Exercise: Return all lines where the word "this" can be found.

Provided data:
------------------------

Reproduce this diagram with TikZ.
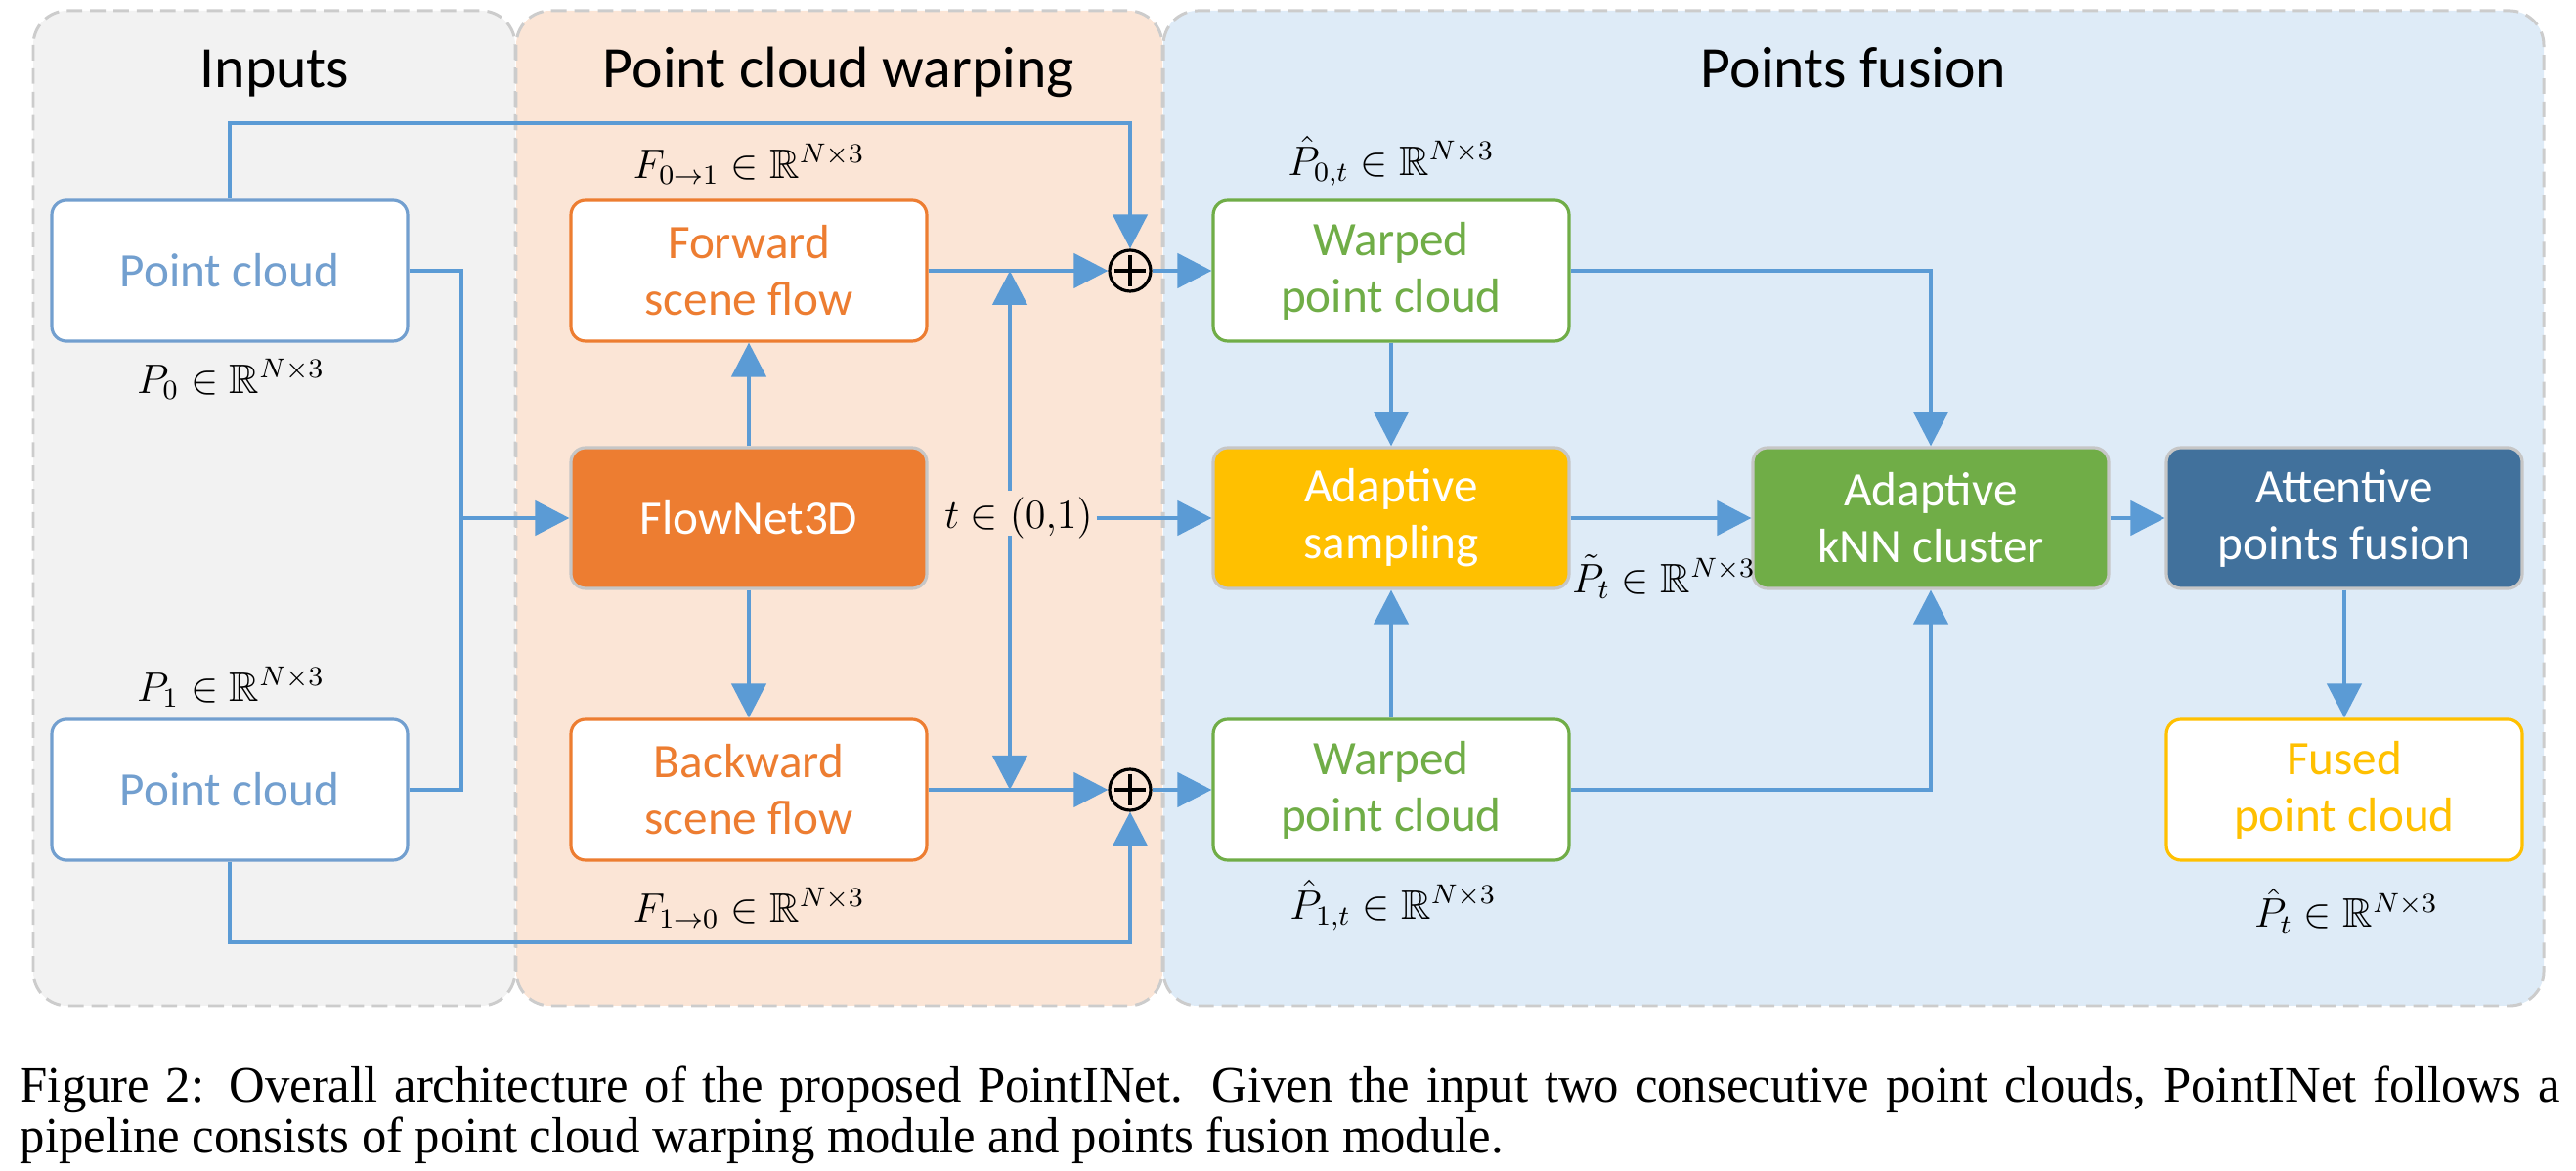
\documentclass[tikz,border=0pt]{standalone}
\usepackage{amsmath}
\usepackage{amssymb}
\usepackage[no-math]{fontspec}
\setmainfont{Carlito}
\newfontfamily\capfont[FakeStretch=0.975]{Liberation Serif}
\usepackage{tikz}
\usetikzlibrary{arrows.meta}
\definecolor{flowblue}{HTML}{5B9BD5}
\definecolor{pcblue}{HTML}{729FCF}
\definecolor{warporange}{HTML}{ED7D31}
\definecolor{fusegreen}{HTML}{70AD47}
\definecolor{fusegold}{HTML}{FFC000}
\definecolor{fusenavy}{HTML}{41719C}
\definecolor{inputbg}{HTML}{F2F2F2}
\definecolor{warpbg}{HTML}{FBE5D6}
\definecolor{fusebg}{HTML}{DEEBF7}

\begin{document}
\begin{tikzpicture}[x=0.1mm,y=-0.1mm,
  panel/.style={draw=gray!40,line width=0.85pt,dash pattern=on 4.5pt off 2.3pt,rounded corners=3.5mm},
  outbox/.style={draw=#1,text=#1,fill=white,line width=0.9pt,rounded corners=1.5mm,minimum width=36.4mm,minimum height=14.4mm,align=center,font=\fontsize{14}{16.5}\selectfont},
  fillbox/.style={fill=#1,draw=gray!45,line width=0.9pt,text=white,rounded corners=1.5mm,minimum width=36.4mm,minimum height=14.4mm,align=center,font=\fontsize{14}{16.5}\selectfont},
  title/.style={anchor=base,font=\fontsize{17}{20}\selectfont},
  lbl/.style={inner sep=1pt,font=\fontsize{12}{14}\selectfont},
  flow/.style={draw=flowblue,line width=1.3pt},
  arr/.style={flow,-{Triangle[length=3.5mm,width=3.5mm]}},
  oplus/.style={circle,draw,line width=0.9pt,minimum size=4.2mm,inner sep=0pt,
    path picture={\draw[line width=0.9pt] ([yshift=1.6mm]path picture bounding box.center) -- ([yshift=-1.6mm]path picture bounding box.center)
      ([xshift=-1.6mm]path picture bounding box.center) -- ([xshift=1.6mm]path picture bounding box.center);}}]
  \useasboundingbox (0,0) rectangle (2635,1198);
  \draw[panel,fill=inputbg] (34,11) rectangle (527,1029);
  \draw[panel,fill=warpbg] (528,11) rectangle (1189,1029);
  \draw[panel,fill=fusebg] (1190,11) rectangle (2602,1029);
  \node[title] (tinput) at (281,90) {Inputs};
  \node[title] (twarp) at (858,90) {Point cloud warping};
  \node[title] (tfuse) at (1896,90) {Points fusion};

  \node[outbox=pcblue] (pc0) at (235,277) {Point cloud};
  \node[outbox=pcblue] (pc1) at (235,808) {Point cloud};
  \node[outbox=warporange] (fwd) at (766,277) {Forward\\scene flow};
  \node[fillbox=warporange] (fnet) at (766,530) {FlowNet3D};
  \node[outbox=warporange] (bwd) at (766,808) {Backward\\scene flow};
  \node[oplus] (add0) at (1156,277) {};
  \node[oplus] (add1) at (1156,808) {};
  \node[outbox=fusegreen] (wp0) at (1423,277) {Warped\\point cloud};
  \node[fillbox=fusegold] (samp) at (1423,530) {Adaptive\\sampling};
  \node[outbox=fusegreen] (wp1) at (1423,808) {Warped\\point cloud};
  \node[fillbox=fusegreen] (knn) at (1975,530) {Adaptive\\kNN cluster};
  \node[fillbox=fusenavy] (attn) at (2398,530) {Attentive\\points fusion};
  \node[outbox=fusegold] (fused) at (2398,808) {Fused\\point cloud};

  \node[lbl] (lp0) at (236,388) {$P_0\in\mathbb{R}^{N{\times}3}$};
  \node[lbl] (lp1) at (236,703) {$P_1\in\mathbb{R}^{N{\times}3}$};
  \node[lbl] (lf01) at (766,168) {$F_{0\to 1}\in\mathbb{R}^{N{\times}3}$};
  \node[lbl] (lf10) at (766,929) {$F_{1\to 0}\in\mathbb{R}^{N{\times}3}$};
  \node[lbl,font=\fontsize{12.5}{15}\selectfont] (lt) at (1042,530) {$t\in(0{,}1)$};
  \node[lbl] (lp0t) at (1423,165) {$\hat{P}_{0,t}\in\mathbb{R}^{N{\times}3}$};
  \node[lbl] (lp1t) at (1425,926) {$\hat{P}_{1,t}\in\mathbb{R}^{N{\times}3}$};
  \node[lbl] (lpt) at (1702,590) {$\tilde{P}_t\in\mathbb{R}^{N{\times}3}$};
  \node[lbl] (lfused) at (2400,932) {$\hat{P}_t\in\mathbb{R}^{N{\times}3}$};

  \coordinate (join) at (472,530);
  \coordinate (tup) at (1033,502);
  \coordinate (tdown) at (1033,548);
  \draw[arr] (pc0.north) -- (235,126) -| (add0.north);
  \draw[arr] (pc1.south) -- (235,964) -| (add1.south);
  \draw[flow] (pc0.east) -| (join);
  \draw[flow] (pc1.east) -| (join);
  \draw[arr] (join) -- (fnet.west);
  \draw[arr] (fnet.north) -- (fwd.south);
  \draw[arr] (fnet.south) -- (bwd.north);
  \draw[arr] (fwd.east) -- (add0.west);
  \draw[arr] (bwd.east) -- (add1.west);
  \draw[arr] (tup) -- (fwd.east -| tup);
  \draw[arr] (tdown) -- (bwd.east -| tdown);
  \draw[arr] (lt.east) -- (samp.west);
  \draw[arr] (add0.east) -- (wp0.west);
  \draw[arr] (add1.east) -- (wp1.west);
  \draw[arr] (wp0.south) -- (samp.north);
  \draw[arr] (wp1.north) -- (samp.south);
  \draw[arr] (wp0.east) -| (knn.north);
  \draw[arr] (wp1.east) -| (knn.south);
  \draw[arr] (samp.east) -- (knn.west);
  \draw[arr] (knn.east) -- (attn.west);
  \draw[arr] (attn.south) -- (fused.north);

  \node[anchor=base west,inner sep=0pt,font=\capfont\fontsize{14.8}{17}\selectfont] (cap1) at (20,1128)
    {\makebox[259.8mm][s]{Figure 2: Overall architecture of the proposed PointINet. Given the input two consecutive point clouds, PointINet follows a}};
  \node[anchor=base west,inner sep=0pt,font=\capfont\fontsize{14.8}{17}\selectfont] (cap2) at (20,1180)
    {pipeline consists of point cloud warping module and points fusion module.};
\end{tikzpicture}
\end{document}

------------------------

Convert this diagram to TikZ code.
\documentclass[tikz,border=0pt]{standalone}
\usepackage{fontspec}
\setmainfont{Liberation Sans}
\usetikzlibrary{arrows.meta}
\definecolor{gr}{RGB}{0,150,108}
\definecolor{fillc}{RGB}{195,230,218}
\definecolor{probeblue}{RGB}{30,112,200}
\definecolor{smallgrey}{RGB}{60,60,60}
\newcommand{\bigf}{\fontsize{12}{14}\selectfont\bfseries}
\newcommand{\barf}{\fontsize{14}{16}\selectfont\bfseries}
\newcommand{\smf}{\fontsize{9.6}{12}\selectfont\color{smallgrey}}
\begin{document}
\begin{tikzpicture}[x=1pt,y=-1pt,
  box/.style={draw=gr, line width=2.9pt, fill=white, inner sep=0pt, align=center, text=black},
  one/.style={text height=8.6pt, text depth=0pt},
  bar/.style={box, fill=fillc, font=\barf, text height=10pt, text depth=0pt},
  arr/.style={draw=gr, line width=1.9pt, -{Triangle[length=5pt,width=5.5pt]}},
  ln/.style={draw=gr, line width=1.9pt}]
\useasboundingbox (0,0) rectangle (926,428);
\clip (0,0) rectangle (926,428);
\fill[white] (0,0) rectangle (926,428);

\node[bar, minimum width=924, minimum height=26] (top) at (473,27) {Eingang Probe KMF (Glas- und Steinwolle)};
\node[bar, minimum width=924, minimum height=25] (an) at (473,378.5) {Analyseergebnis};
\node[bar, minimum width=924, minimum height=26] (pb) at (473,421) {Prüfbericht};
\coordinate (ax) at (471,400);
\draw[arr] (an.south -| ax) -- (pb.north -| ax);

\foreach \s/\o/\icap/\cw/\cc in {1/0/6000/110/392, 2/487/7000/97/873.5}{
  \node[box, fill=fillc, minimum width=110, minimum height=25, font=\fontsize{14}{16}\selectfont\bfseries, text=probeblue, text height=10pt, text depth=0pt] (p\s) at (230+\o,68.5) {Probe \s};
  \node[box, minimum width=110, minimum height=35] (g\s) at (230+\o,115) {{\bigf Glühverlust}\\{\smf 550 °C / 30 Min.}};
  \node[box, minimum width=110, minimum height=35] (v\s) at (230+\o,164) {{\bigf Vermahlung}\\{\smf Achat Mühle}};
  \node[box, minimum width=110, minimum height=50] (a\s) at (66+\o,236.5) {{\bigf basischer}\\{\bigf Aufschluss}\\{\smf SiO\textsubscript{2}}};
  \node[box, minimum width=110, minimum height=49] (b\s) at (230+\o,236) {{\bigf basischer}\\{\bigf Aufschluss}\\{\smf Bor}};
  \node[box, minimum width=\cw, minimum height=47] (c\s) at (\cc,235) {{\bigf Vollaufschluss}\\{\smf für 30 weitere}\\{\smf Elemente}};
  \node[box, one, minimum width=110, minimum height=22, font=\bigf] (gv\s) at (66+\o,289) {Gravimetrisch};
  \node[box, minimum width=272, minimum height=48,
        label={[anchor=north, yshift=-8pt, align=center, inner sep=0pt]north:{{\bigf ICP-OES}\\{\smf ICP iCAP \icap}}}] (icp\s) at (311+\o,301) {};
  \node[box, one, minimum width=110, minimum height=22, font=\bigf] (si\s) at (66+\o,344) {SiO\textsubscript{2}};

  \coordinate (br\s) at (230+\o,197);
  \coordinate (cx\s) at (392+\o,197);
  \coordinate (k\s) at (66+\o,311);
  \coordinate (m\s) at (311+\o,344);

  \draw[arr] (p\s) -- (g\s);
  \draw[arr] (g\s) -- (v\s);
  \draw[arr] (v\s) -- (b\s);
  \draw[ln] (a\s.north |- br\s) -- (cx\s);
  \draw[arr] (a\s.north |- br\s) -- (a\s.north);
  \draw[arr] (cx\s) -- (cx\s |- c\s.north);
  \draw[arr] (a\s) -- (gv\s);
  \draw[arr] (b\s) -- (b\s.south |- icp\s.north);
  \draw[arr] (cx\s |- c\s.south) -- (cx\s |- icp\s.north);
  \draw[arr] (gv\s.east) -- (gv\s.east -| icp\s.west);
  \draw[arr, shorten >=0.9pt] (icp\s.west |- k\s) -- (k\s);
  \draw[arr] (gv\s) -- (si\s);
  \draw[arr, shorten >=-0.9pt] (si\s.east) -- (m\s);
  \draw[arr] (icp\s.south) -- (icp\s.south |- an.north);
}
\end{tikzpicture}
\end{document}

------------------------

Full response:
Reproduce this diagram with TikZ.
Convert this diagram to TikZ code.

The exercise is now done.